Zdjęcie szczątków maszyny wraz z krótkim komunikatem pojawiło się w mediach społecznościowych łotewskiej armii. Jak przekazano, fragment kadłuba rosyjskiego drona-wabika typu Gerbera został odnaleziony na plaży w gminie Verve w pobliżu Windawy. „Zespół ds. usuwania niewybuchów NAF udaje się na miejsce zdarzenia, aby zbadać obiekt” – stwierdzono.
Kilkadziesiąt minut później głos w sprawie zabrała premier Łotwy Evika Silina. Szefowa rządu w Rydze przekazała, że skontaktowała się już z ministrem obrony, który przekazał jej informacje dotyczące maszyny.

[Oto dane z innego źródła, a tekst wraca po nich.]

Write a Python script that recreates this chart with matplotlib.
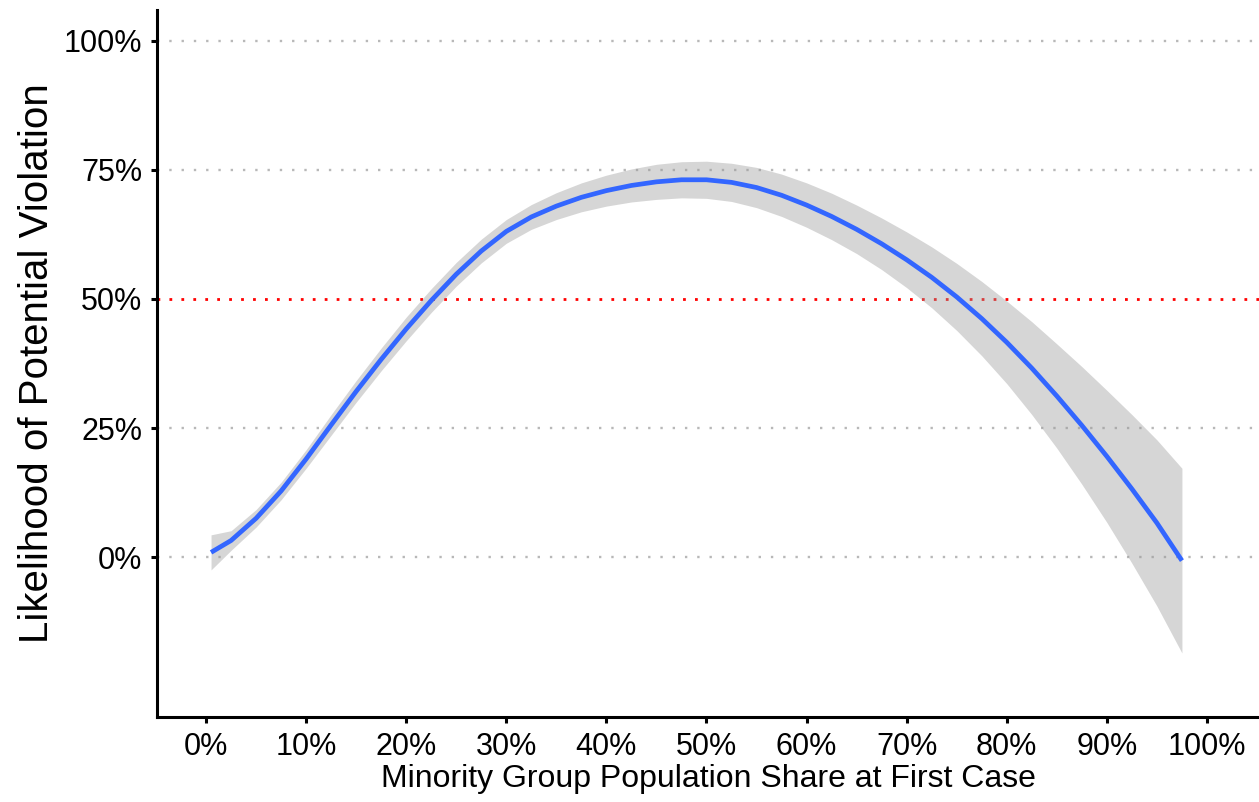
import matplotlib
matplotlib.use('Agg')
import matplotlib.pyplot as plt
from matplotlib.ticker import FuncFormatter

plt.rcParams['font.family'] = ['Liberation Sans', 'DejaVu Sans']

# minority share (%) and fitted likelihood (%)
share = [0.5, 2.5, 5, 7.5, 10, 12.5, 15, 17.5, 20, 22.5, 25, 27.5, 30, 32.5, 35, 37.5, 40,
         42.5, 45, 47.5, 50, 52.5, 55, 57.5, 60, 62.5, 65, 67.5, 70, 72.5, 75, 77.5, 80,
         82.5, 85, 87.5, 90, 92.5, 95, 97.5]
fit = [0.9, 3.2, 7.5, 12.8, 19.0, 25.6, 32.1, 38.3, 44.2, 49.7, 54.8, 59.3, 63.1, 65.9, 68.0,
       69.7, 71.0, 72.0, 72.7, 73.1, 73.1, 72.6, 71.6, 70.1, 68.2, 66.0, 63.5, 60.7, 57.6,
       54.2, 50.4, 46.2, 41.6, 36.6, 31.2, 25.5, 19.5, 13.2, 6.6, -0.7]
ci_upper = [4.3, 5.1, 9.2, 14.5, 20.8, 27.6, 34.2, 40.5, 46.5, 52.0, 57.1, 61.6, 65.4, 68.3,
            70.6, 72.5, 74.0, 75.2, 76.1, 76.6, 76.7, 76.3, 75.5, 74.2, 72.5, 70.5, 68.2,
            65.7, 63.0, 60.1, 56.9, 53.4, 49.6, 45.6, 41.3, 36.9, 32.3, 27.6, 22.7, 17.2]
ci_lower = [-2.5, 1.3, 5.8, 11.1, 17.2, 23.6, 30.0, 36.1, 41.9, 47.4, 52.5, 57.0, 60.8, 63.5,
            65.4, 66.9, 68.0, 68.8, 69.3, 69.6, 69.5, 68.9, 67.7, 66.0, 63.9, 61.5, 58.8,
            55.7, 52.2, 48.3, 43.9, 39.0, 33.6, 27.6, 21.1, 14.1, 6.7, -1.2, -9.5, -18.6]

y_ticks = [0, 25, 50, 75, 100]
x_ticks = [0, 10, 20, 30, 40, 50, 60, 70, 80, 90, 100]
threshold = 50

fig = plt.figure(figsize=(12.59, 8.02), dpi=100)
ax = fig.add_axes([157 / 1259, 85 / 802, 1102 / 1259, 707 / 802])

ax.set_xlim(-4.9, 105.2)
ax.set_ylim(-31.0, 106.0)

# dotted horizontal grid
for yt in y_ticks:
    if yt == threshold:
        continue
    ax.axhline(yt, color='#B8B8B8', lw=1.7, ls=(0, (1, 4.2)), zorder=1)
ax.axhline(threshold, color='#FF0000', lw=2.0, ls=(0, (1, 3.3)), zorder=1)

ax.fill_between(share, ci_lower, ci_upper, color='#999999', alpha=0.4, lw=0, zorder=2)
ax.plot(share, fit, color='#3366FF', lw=3.4, zorder=3, solid_capstyle='butt',
        solid_joinstyle='round')

ax.set_xticks(x_ticks)
ax.set_yticks(y_ticks)
pct = FuncFormatter(lambda v, p: f'{v:.0f}%')
ax.xaxis.set_major_formatter(pct)
ax.yaxis.set_major_formatter(pct)

for s in ['top', 'right']:
    ax.spines[s].set_visible(False)
for s in ['left', 'bottom']:
    ax.spines[s].set_linewidth(2.2)
    ax.spines[s].set_color('black')

ax.tick_params(axis='both', length=4.5, width=2.2, color='black')
ax.tick_params(axis='x', labelsize=22, pad=6)
ax.tick_params(axis='y', labelsize=22, pad=6)

ax.set_xlabel('Minority Group Population Share at First Case', fontsize=23, labelpad=2)
ax.set_ylabel('Likelihood of Potential Violation', fontsize=29, labelpad=6)

fig.savefig('out.png', dpi=100)
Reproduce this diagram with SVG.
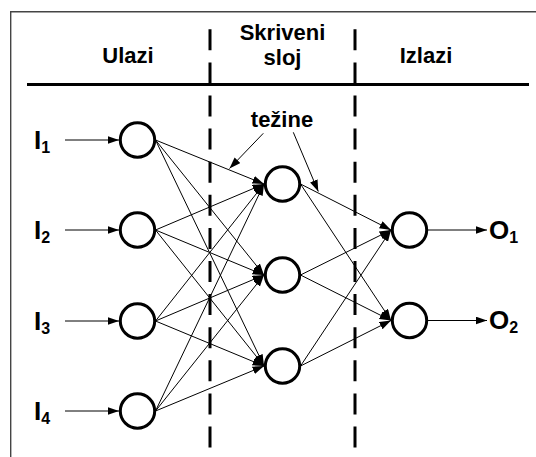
<svg xmlns="http://www.w3.org/2000/svg" width="536" height="457" viewBox="0 0 536 457">
<style>
text{font-family:"Liberation Sans",Arial,sans-serif;font-weight:bold;fill:#000}
.hdr{font-size:22px;text-anchor:middle}
.lbl{font-size:26px}
.sub{font-size:16px}
.node{fill:#fff;stroke:#000;stroke-width:3}
.conn{stroke:#000;stroke-width:1;fill:none;marker-end:url(#ah)}
.dash{stroke:#000;stroke-width:3;stroke-dasharray:21 12.1}
</style>
<defs>
<marker id="ah" markerUnits="userSpaceOnUse" markerWidth="13" markerHeight="9" refX="11.5" refY="4" orient="auto">
<path d="M0,0 L11.5,4 L0,8 z" fill="#000"/>
</marker>
</defs>
<rect width="536" height="457" fill="#fff"/>
<g id="frame">
<path d="M10.7,457 V11.7 H536" fill="none" stroke="#444" stroke-width="1.4"/>
<line x1="27" y1="84.5" x2="529" y2="84.5" stroke="#000" stroke-width="3"/>
<line class="dash" x1="210" y1="29.3" x2="210" y2="448"/>
<line class="dash" x1="355" y1="29.3" x2="355" y2="448"/>
</g>
<g id="headers">
<text class="hdr" x="128" y="63">Ulazi</text>
<text class="hdr" x="282.5" y="40">Skriveni</text>
<text class="hdr" x="282.5" y="65">sloj</text>
<text class="hdr" x="426" y="63">Izlazi</text>
</g>
<g id="connectors">
<line class="conn" x1="65" y1="140" x2="119" y2="140"/>
<line class="conn" x1="65" y1="230" x2="119" y2="230"/>
<line class="conn" x1="65" y1="321" x2="119" y2="321"/>
<line class="conn" x1="65" y1="411" x2="119" y2="411"/>
<line class="conn" x1="155.5" y1="140" x2="264" y2="184"/>
<line class="conn" x1="155.5" y1="140" x2="264" y2="275"/>
<line class="conn" x1="155.5" y1="140" x2="264" y2="366"/>
<line class="conn" x1="155.5" y1="230" x2="264" y2="184"/>
<line class="conn" x1="155.5" y1="230" x2="264" y2="275"/>
<line class="conn" x1="155.5" y1="230" x2="264" y2="366"/>
<line class="conn" x1="155.5" y1="321" x2="264" y2="184"/>
<line class="conn" x1="155.5" y1="321" x2="264" y2="275"/>
<line class="conn" x1="155.5" y1="321" x2="264" y2="366"/>
<line class="conn" x1="155.5" y1="411" x2="264" y2="184"/>
<line class="conn" x1="155.5" y1="411" x2="264" y2="275"/>
<line class="conn" x1="155.5" y1="411" x2="264" y2="366"/>
<line class="conn" x1="300.5" y1="184" x2="391" y2="230"/>
<line class="conn" x1="300.5" y1="184" x2="391" y2="320.5"/>
<line class="conn" x1="300.5" y1="275" x2="391" y2="230"/>
<line class="conn" x1="300.5" y1="275" x2="391" y2="320.5"/>
<line class="conn" x1="300.5" y1="366" x2="391" y2="230"/>
<line class="conn" x1="300.5" y1="366" x2="391" y2="320.5"/>
<line class="conn" x1="428" y1="230" x2="487" y2="230"/>
<line class="conn" x1="428" y1="320.5" x2="487" y2="320.5"/>
<line class="conn" x1="263.3" y1="133.3" x2="229.5" y2="168.5"/>
<line class="conn" x1="293.3" y1="132.3" x2="318.3" y2="191.5"/>
</g>
<g id="in1"><circle class="node" cx="137.5" cy="140" r="17.2"/><text class="lbl" x="34" y="149">I<tspan class="sub" dy="4">1</tspan></text></g>
<g id="in2"><circle class="node" cx="137.5" cy="230" r="17.2"/><text class="lbl" x="34" y="239">I<tspan class="sub" dy="4">2</tspan></text></g>
<g id="in3"><circle class="node" cx="137.5" cy="321" r="17.2"/><text class="lbl" x="34" y="330">I<tspan class="sub" dy="4">3</tspan></text></g>
<g id="in4"><circle class="node" cx="137.5" cy="411" r="17.2"/><text class="lbl" x="34" y="420">I<tspan class="sub" dy="4">4</tspan></text></g>
<g id="h1"><circle class="node" cx="282.5" cy="184" r="17.2"/></g>
<g id="h2"><circle class="node" cx="282.5" cy="275" r="17.2"/></g>
<g id="h3"><circle class="node" cx="282.5" cy="366" r="17.2"/></g>
<g id="out1"><circle class="node" cx="409.5" cy="230" r="17.2"/><text class="lbl" x="489" y="238.5">O<tspan class="sub" dy="4">1</tspan></text></g>
<g id="out2"><circle class="node" cx="409.5" cy="320.5" r="17.2"/><text class="lbl" x="489" y="329">O<tspan class="sub" dy="4">2</tspan></text></g>
<g id="weights"><text class="hdr" x="282" y="127">težine</text></g>
</svg>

Zapewniono także, że w dronie nie znaleziono żadnych materiałów wybuchowych.
Łotwa. Dron znaleziony na plaży w pobliżu Windawy
Silina we wpisie na platformie X poinformowała także o poleceniach wydanych ministrom obrony i spraw wewnętrznych.
Szefowie resortów mają skontaktować się „z kolegami w Polsce w celu wyjaśnienia, czy dron jest tym samym, który znaleziono w Polsce w zeszłym tygodniu”.
„Naszym priorytetem było wzmocnienie granicy wschodniej, ale nie ulega wątpliwości, że równie ważna jest ochrona wybrzeża Morza Bałtyckiego poprzez instalację niezbędnych czujników” – podkreśliła premier Łotwy.